Parent: Processor Architectures
Intel and AMD Historical, Intel Pentium 4, AMD Opteron, Dual Core, Pentium M to Core 2, Nehalem
Where as Athlon established AMD as a top tier microprocessor in personaly computers, Opteron established AMD in the server market. The main innovative features of the Opteron processor architecture are:
The Hyper-Transport point-to-point protocol enables higher total bandwidth per pin
and lower latency than shared bus.
The integrated memory controller reduces memory latency and
improves performance probably in the range of 15-20%.
By itself, extending the instruction set architecture from 32-bit to 64-bit is
not difficult, but Intel refused to consider this, reserving 64-bit ISA for Itanium.
Only when it gradually became clear that Itanium was not going to arrive soon
in a meaningful manner was the magnitude of this blunder realized.
However, expanding the number of general purpose (integer)
and floating point registers from 8 to 16 each in 64-bit mode
was a very innovative.
Intel architects swore that this could not be done.
It was said that Sun Microsystems provided assistance on the instruction set architecture.
At the time, the plurality of Intel's the high-end CPU came from business desktops, for which the premium performance metric was integer performance. The workstation division/group at Intel was newly formed at the time, and did not know how to present a coherent set of achievable requirements that would be taken seriously. The gaming market had not yet achieved the market force that it is today. So Intel was not willing to set a requirement for floating point performance to match or exceed that of the RISC processors, then prominent in the professional workstation space. AMD however was willing to invest silicon in a fully pipelined floating point unit. This earned AMD and Opteron the respect and loyalty of the gaming market in the years that followed.
Like the Pentium Pro, the Opteron core implemented out-of-order 3-wide superscalar execution units. Beyond that, Opteron has several other micro-architectural innovations to be competitive in the Pentium 4 time frame.

Below are the recent Opterons:
quad-core Barcelona 65nm, 285mm2 4x512K L2, 2M L3, 463M transistors (2007),
quad-core Shanghai 45nm, 258mm2, 6M L3, 758M transistors (2008),
six-core Istanbul 45nm, 346mm2, 6M L3, 904M transistors (2009).

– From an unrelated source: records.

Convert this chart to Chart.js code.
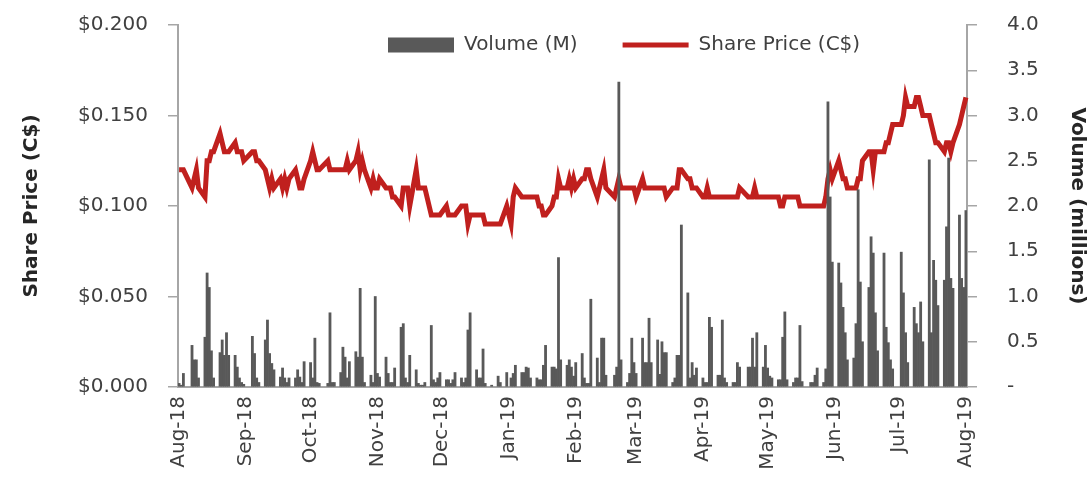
<!DOCTYPE html>
<html>
<head>
<meta charset="utf-8">
<script src="https://cdn.jsdelivr.net/npm/chart.js@4"></script>
<style>
  html, body { margin: 0; padding: 0; background: #fff; }
</style>
</head>
<body>
<canvas id="chart" width="1092" height="492"></canvas>
<script>
const monthLabels = [
  "Aug-18", "Sep-18", "Oct-18", "Nov-18", "Dec-18", "Jan-19", "Feb-19",
  "Mar-19", "Apr-19", "May-19", "Jun-19", "Jul-19", "Aug-19",
];

// market closed on these weekdays
const holidays = [
  "2018-08-06", "2018-09-03", "2018-10-08", "2018-12-25", "2018-12-26",
  "2019-01-01", "2019-02-18", "2019-04-19", "2019-05-20", "2019-07-01",
];

// daily volume (millions), one row per month
const volume = [
  0.04, 0.02, 0.15, 0.46, 0.30, 0.30, 0.10, 0.55, 1.26, 1.10, 0.40, 0.10, 0.38, 0.52, 0.35, 0.60, 0.35, 0.35, 0.22, 0.10, 0.05, 0.03,
  0.56, 0.37, 0.10, 0.05, 0.52, 0.74, 0.37, 0.26, 0.19, 0.11, 0.21, 0.10, 0.05, 0.10, 0.10, 0.19, 0.11, 0.05, 0.28,
  0.27, 0.10, 0.54, 0.05, 0.04, 0.04, 0.82, 0.05, 0.05, 0.16, 0.44, 0.33, 0.10, 0.28, 0.39, 0.33, 1.09, 0.33, 0.05, 0.13, 0.05, 1.00,
  0.15, 0.11, 0.33, 0.15, 0.05, 0.05, 0.21, 0.66, 0.70, 0.10, 0.05, 0.35, 0.19, 0.04, 0.02, 0.02, 0.05, 0.68, 0.08, 0.05, 0.10, 0.16,
  0.08, 0.08, 0.04, 0.08, 0.16, 0.10, 0.05, 0.10, 0.63, 0.82, 0.19, 0.10, 0.10, 0.42, 0.04, 0.02, 0.12, 0.05, 0.16,
  0.10, 0.15, 0.24, 0.16, 0.16, 0.22, 0.21, 0.10, 0.10, 0.08, 0.08, 0.24, 0.46, 0.22, 0.22, 0.20, 1.43, 0.30, 0.24, 0.30, 0.22, 0.12,
  0.27, 0.37, 0.10, 0.04, 0.04, 0.97, 0.32, 0.05, 0.54, 0.54, 0.13, 0.13, 0.22, 3.37, 0.30, 0.05, 0.15, 0.54, 0.27,
  0.15, 0.54, 0.27, 0.27, 0.76, 0.27, 0.52, 0.14, 0.50, 0.38, 0.38, 0.05, 0.10, 0.35, 0.35, 1.79, 1.04, 0.10, 0.27, 0.13, 0.21,
  0.10, 0.05, 0.05, 0.77, 0.66, 0.13, 0.13, 0.74, 0.10, 0.05, 0.05, 0.05, 0.27, 0.22, 0.22, 0.22, 0.54, 0.22, 0.60, 0.22, 0.46,
  0.21, 0.12, 0.10, 0.08, 0.08, 0.55, 0.83, 0.08, 0.05, 0.10, 0.10, 0.68, 0.06, 0.05, 0.05, 0.13, 0.21, 0.05, 0.20, 3.15, 2.10, 1.38,
  1.37, 1.15, 0.88, 0.60, 0.30, 0.32, 0.70, 2.18, 1.16, 0.50, 1.10, 1.66, 1.48, 0.82, 0.40, 1.48, 0.66, 0.49, 0.30, 0.20,
  1.49, 1.04, 0.60, 0.27, 0.88, 0.70, 0.60, 0.94, 0.50, 2.51, 0.60, 1.40, 1.18, 0.90, 1.18, 1.77, 2.53, 1.20, 1.09, 1.90, 1.20, 1.10,
  1.95,
];

// daily close (C$), same trading days
const price = [
  0.12, 0.12, 0.12, 0.11, 0.115, 0.12, 0.11, 0.105, 0.125, 0.125, 0.13, 0.13, 0.14, 0.135, 0.13, 0.13, 0.13, 0.135, 0.13, 0.13, 0.13, 0.125,
  0.13, 0.13, 0.125, 0.125, 0.12, 0.115, 0.11, 0.115, 0.11, 0.115, 0.11, 0.115, 0.11, 0.115, 0.12, 0.115, 0.11, 0.11, 0.115,
  0.125, 0.13, 0.125, 0.12, 0.12, 0.125, 0.12, 0.12, 0.12, 0.12, 0.12, 0.12, 0.125, 0.12, 0.125, 0.13, 0.12, 0.125, 0.12, 0.11, 0.115, 0.11,
  0.11, 0.115, 0.11, 0.11, 0.11, 0.105, 0.105, 0.10, 0.11, 0.11, 0.11, 0.10, 0.12, 0.11, 0.11, 0.11, 0.11, 0.095, 0.095, 0.095, 0.095, 0.095,
  0.10, 0.095, 0.095, 0.095, 0.095, 0.10, 0.10, 0.10, 0.09, 0.095, 0.095, 0.095, 0.095, 0.095, 0.09, 0.09, 0.09, 0.09, 0.10,
  0.09, 0.105, 0.11, 0.105, 0.105, 0.105, 0.105, 0.105, 0.105, 0.10, 0.10, 0.095, 0.095, 0.10, 0.105, 0.105, 0.115, 0.11, 0.11, 0.115, 0.11, 0.115,
  0.11, 0.115, 0.115, 0.12, 0.12, 0.115, 0.105, 0.11, 0.115, 0.12, 0.11, 0.105, 0.11, 0.115, 0.11, 0.11, 0.11, 0.11, 0.11,
  0.105, 0.115, 0.11, 0.11, 0.11, 0.11, 0.11, 0.11, 0.11, 0.11, 0.105, 0.11, 0.11, 0.11, 0.12, 0.12, 0.115, 0.115, 0.11, 0.11, 0.11,
  0.105, 0.105, 0.11, 0.105, 0.105, 0.105, 0.105, 0.105, 0.105, 0.105, 0.105, 0.105, 0.105, 0.11, 0.105, 0.105, 0.105, 0.11, 0.105, 0.105, 0.105,
  0.105, 0.105, 0.105, 0.105, 0.10, 0.10, 0.105, 0.105, 0.105, 0.105, 0.105, 0.10, 0.10, 0.10, 0.10, 0.10, 0.10, 0.10, 0.105, 0.115, 0.12, 0.115,
  0.125, 0.12, 0.115, 0.115, 0.11, 0.11, 0.11, 0.115, 0.115, 0.125, 0.13, 0.13, 0.12, 0.13, 0.13, 0.13, 0.135, 0.135, 0.14, 0.145,
  0.145, 0.15, 0.16, 0.155, 0.155, 0.16, 0.16, 0.155, 0.15, 0.15, 0.145, 0.14, 0.135, 0.135, 0.13, 0.135, 0.135, 0.13, 0.135, 0.145, 0.15, 0.155,
  0.16,
];

// calendar axis: every day from 1 Aug 2018 to 1 Aug 2019, gaps on closed days
const days = [];
for (let t = Date.UTC(2018, 7, 1); t <= Date.UTC(2019, 7, 1); t += 86400000) {
  days.push(new Date(t));
}

const volumeByDay = [];
const priceByDay = [];
let k = 0;
days.forEach((d) => {
  const iso = d.toISOString().slice(0, 10);
  const wd = d.getUTCDay();
  if (wd === 0 || wd === 6 || holidays.includes(iso)) {
    volumeByDay.push(null);
    priceByDay.push(null);
  } else {
    volumeByDay.push(volume[k]);
    priceByDay.push(price[k]);
    k++;
  }
});

const font = "'DejaVu Sans', Verdana, sans-serif";
const axisGrey = "#a6a6a6";
const legendGap = 45;

// legend sits inside the plot area as one row, near its top right
const legendInRow = {
  id: "legendInRow",
  afterInit: (chart) => {
    chart.legend.isHorizontal = () => true;
  },
  afterLayout: (chart) => {
    const area = chart.chartArea;
    chart.legend.left = area.left + 210 - legendGap;
    chart.legend.right = area.right;
    chart.legend.top = area.top + 10 - legendGap;
  },
};

// fixed axis widths; the tick padding should not push the plot top down
const fixWidth = (w) => (scale) => {
  scale.width = w;
  scale.paddingTop = 0;
  scale.paddingBottom = 0;
};

const data = {
  labels: days.map((d) => d.toISOString().slice(0, 10)),
  datasets: [
    {
      type: "bar",
      label: "Volume (M)",
      data: volumeByDay,
      yAxisID: "y1",
      backgroundColor: "#595959",
      barPercentage: 1,
      categoryPercentage: 1,
      pointStyle: "rect",
      order: 0,
    },
    {
      type: "line",
      label: "Share Price (C$)",
      data: priceByDay,
      yAxisID: "y",
      borderColor: "#c0201e",
      backgroundColor: "#c0201e",
      borderWidth: 5,
      pointRadius: 0,
      tension: 0,
      spanGaps: true,
      pointStyle: "line",
      order: 1,
    },
  ],
};

const config = {
  type: "bar",
  data: data,
  plugins: [legendInRow],
  options: {
    responsive: false,
    animation: false,
    layout: { padding: { top: 25, left: 0, right: 0, bottom: 0 } },
    plugins: {
      tooltip: { enabled: false },
      legend: {
        position: "chartArea",
        align: "start",
        labels: {
          usePointStyle: true,
          pointStyleWidth: 66,
          boxHeight: 15,
          padding: legendGap,
          color: "#404040",
          font: { family: font, size: 20 },
        },
      },
    },
    scales: {
      x: {
        grid: { display: false, drawTicks: false },
        border: { display: true, color: axisGrey, width: 2 },
        ticks: {
          autoSkip: false,
          minRotation: 90,
          maxRotation: 90,
          padding: 9,
          color: "#404040",
          font: { family: font, size: 20 },
          callback: (value, index) => {
            const d = days[index];
            if (d.getUTCDate() !== 1) return "";
            return monthLabels[(d.getUTCFullYear() - 2018) * 12 + d.getUTCMonth() - 7];
          },
        },
        afterFit: (scale) => { scale.height = 105; },
      },
      y: {
        position: "left",
        min: 0,
        max: 0.2,
        grid: { drawOnChartArea: false, drawTicks: true, tickLength: 10, color: axisGrey, lineWidth: 1.5 },
        border: { display: true, color: axisGrey, width: 2 },
        ticks: {
          stepSize: 0.05,
          padding: 20,
          color: "#404040",
          font: { family: font, size: 20 },
          callback: (value) => "$" + value.toFixed(3),
        },
        title: {
          display: true,
          text: "Share Price (C$)",
          color: "#262626",
          font: { family: font, size: 20, weight: "bold" },
          padding: { top: 20, bottom: 0 },
        },
        afterFit: fixWidth(178),
      },
      y1: {
        position: "right",
        min: 0,
        max: 4,
        grid: { drawOnChartArea: false, drawTicks: true, tickLength: 10, color: axisGrey, lineWidth: 1.5 },
        border: { display: true, color: axisGrey, width: 2 },
        ticks: {
          stepSize: 0.5,
          padding: 30,
          color: "#404040",
          font: { family: font, size: 20 },
          callback: (value) => (value === 0 ? "-" : value.toFixed(1)),
        },
        title: {
          display: true,
          text: "Volume (millions)",
          color: "#262626",
          font: { family: font, size: 20, weight: "bold" },
          padding: { top: 3, bottom: 0 },
        },
        afterFit: fixWidth(125),
      },
    },
  },
};

const myChart = new Chart(document.querySelector("#chart").getContext("2d"), config);
</script>
</body>
</html>
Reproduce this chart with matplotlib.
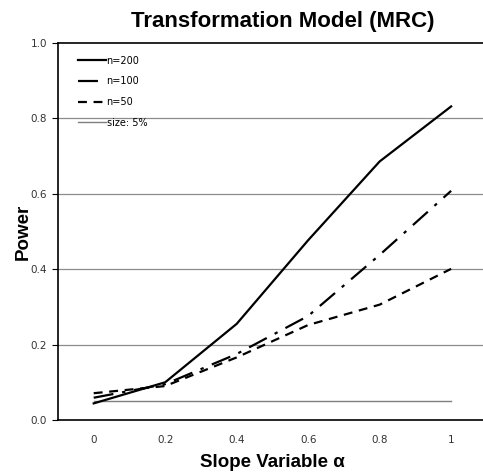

The most recent AMD Opteron, Magny-Cours, has two Istanbul die in a single package for 12-cores. Two Istanbul die representing Magny-Cours is shown next to Nehalem-EX approximately to scale. Per above, each Istanbul die is 346mm2 and Nehalem-EX is 684mm2.
Istanbul and Nehalem-EX. The scaling is obviously incorrect.
The two Istanbul die combined should be larger than Nehalem-EX.
I will recalibrate my images when soon?
Below is the die layout of Magny-Cours from AMD's Hotchips 2009 presentation.

346mm per die, versus 263 for Shanghai
AMD released information on their upcoming Bulldozer architecture in conjunction with Hotchips 22, of which a less technical version is on the AMD website Bulldozer press release. The slidedeck is at slideshare. The principle new feature is the AMD solution for addressing multi-threaded performance. AMD seems determined not implement the same multi-threading solution adopted by Intel (Hyper-Threading), IBM POWER, and Sun. The new AMD Bulldozer architecture, shown in the diagrams below, has a complete core that appears as two cores to the operating system. Each sub-core has dedicated Integer scheduler and execution units, and L1 cache. The Fetch/Decode, floating-point and L2 cache are shared by the complete core.
Additional Bulldozer architecture diagrams:
More detailed Bulldozer core architecture diagrams:
The Bulldozer chip-level view shown below has 4 complete double integer cores, with L3 cache and memory controllers shared by all cores.
The AMD press release mentions that the processor socket would have 16 core visibly to the operating system, so the socket level would consist of two chips. Bulldozer then has 33% more cores than the current 12-core Opteron 6100 series (Magny-Cours). AMD stated that 50% better performance was expected, corresponding to 13% better performance per core. This could indicated that the Bulldozer core has micro-architectural improvements, or it could be that AMD is able get 15-20% better frequency on the 32nm process than Magny-Cours can on the 45nm process. Note that the single die six-core Istanbul could reach 2.8GHz on the 45nm process.
AMD claims the additional Integer unit requires 12% extra die space, for a potential 70%(?) performance gain on some applications. A 70% throughput gain for 12% die size is a spectacular achievement. However, there is a curious matter of Bulldozer die size. The quad-core Shanghai on 45nm die size is 258mm2 with 6M L3 cache. The six-core Istanbul also on 45nm is 346mm2 with 6M L3. A shrink/compaction of quad-core Shanghai to 32nm should have die size in the range of 130mm2. The 12% for the double integer execution would only increase die size to 145mm2, which is rather small for the high-end server processor, even if the processor socket will have 2 die.